My younger self, flummoxed, but not foolish, recognizes that when someone hits you, they mean nothing more than malice and an ugly sense of entitlement. I’ve learned this early from the love my alcoholic dad shows my inflexible mom and the rest of the unenlightened males in my family, or the neighborhood, demonstrate toward any assertive lippy female. I, again, stand tall, hands on hips, like Wonder Woman, and argue this uncomplicated wisdom to Mrs. McBully in my second grade vernacular. She squinches in scorn and peers down her long pointy condescending beak to belch out another of her scholarly drillings when the dueling David’s begin a fairy tale of potty-mouth Peyton the patsy. I deny any such act. With a flourish and unsettling amount of maliciousness, she points like a scarecrow and bellows: “To the corner!”
Attempting to merge and disappear, I press into the wall as hours go by persevering and trusting in a just system where I’ve been damned by negligence, spite, and misogyny. I try not to cry and succeed until Mrs. McBully parades the shaming crew repeatedly passed me like a carnival of scary clowns in plush and flashy costumes. The snot-filled breakdown that ensues is one of my worst. The harder I cry, the more they point and laugh while Mrs. McBully sits complacently by with a small smile and a bitter black heart.

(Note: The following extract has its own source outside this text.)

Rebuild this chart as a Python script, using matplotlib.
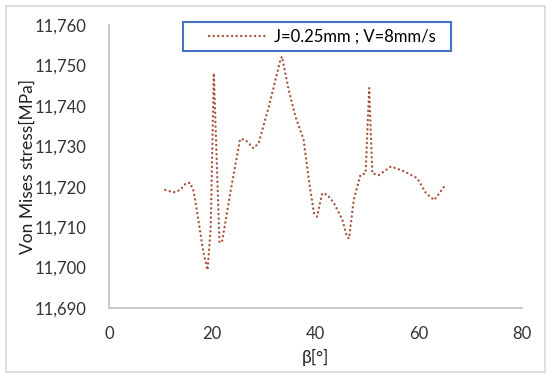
import matplotlib.pyplot as plt
from matplotlib.patches import Rectangle
from matplotlib.ticker import FuncFormatter

# values
beta = [10.9, 12.5, 13.8, 14.8, 15.7, 16.4, 17.3, 18.3, 19.1, 19.7, 20.3, 21.4, 21.9,
        23.5, 25.4, 26.4, 28.0, 29.0, 31.0, 33.2, 33.5, 34.8, 36.1, 37.7, 38.7, 39.7,
        40.3, 41.3, 42.3, 43.6, 45.2, 46.1, 46.5, 47.4, 48.7, 49.7, 50.4, 51.0, 52.3,
        54.6, 57.2, 59.7, 61.4, 63.0, 64.9]
stress = [11719.2, 11718.6, 11719.2, 11720.7, 11721.0, 11718.9, 11711.8, 11703.6, 11699.4,
          11710.0, 11748.1, 11706.2, 11706.4, 11718.5, 11731.8, 11731.6, 11729.5, 11730.8,
          11740.0, 11751.4, 11752.2, 11744.0, 11737.4, 11731.6, 11721.7, 11713.4,
          11712.6, 11718.4, 11718.0, 11715.9, 11711.8, 11707.6, 11707.2, 11716.7,
          11722.9, 11723.3, 11744.4, 11723.3, 11722.9, 11725.0, 11723.8, 11722.1,
          11718.4, 11716.7, 11720.0]
series_label = 'J=0.25mm ; V=8mm/s'

plt.rcParams['font.family'] = ['Lato', 'DejaVu Sans']

fig = plt.figure(figsize=(5.5, 3.77), dpi=100)
ax = fig.add_axes([109 / 550, 69 / 377, 413 / 550, 283 / 377])

# small round dots like Excel's "round dot" line
ax.plot(beta, stress, color='#A9503A', linestyle=(0, (0.05, 1.9)), linewidth=1.7,
        dash_capstyle='round', solid_capstyle='round', label=series_label)

ax.set_xlim(0, 80)
ax.set_ylim(11690, 11760)
ax.set_xticks([0, 20, 40, 60, 80])
ax.set_yticks(range(11690, 11761, 10))
ax.yaxis.set_major_formatter(FuncFormatter(lambda v, p: f'{int(v):,}'))
ax.tick_params(length=0, labelsize=12, colors='#333333')
ax.tick_params(axis='y', pad=16)
ax.tick_params(axis='x', pad=13)

for s in ['top', 'right']:
    ax.spines[s].set_visible(False)
for s in ['left', 'bottom']:
    ax.spines[s].set_color('#BFBFBF')
    ax.spines[s].set_linewidth(1.2)

ax.set_ylabel('Von Mises stress[MPa]', fontsize=12.5, color='#222222', labelpad=-1)
ax.set_xlabel('β[°]', fontsize=12.5, color='#222222', labelpad=5)

leg = ax.legend(loc='center', bbox_to_anchor=(0.516, 0.959), fontsize=12,
                frameon=False, handlelength=3.5, handletextpad=0.4)

# legend frame drawn by hand so it can be wider than the entry
fig.patches.append(Rectangle((183 / 550, (377 - 51) / 377), 268 / 550, 29 / 377,
                             transform=fig.transFigure, fill=False,
                             edgecolor='#4472C4', linewidth=1.5, zorder=5))

fig.patches.append(Rectangle((6 / 550, 5 / 377), 539 / 550, 366 / 377,
                             transform=fig.transFigure, fill=False,
                             edgecolor='#D9D9D9', linewidth=1.2))

fig.savefig('out.png', dpi=100)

The bedwetting starts soon after.
The haze and stretch and I’m drowning, dragging myself slowly out of something liquid and bitter and warm. A long jaring buzzer extracts me gradually; my body and a light pulls at me and I stretch like taffy wanting to stay and wanting to go. I hear the sharp tones of a mad woman in a pinpoint of light as she comes towards me. I stay waiting fearful and guarded. The buzzer gets louder as my eyes focus on the blurry figure standing over me; her mouth—lips flapping and snapping like a weather vane—is blacker than the dark and more penetrating than the buzzer.
“Stop! Stop! Stop!” she shrieks ad nauseam. “Can’t you hear that? What is wrong with you? Are you that lazy?” and on and on with the stale insults aimed at my small supine body.
I’m in bed. It’s wet and warm and I smell the urine, strong and ammonia-like. Mom stands over me. The buzzer comes from the small white box next to the bed with long black wired electrodes attached to the foil looking apparatus underneath my bed sheets that I hear loudly crunching underneath me with every move. She turns off the squawking buzzer pee box and pokes at my arm. “What is wrong with you?” Again and again she asks. And she pokes.
The shame and disgust waft off me like the pungent scent of pee and I move to get up and change my sheets. She pushes me back down. “No! You can sleep in it. Maybe that’ll teach you.”
After she stomps out of the room, I inch out of bed soundlessly and take off my sopping wet panties hiding them behind the dresser until they dry. I put on new panties and take some dirty clothes placing them carefully over the dramatically large pee spot. I get back into bed and immediately fall into a deep sleep.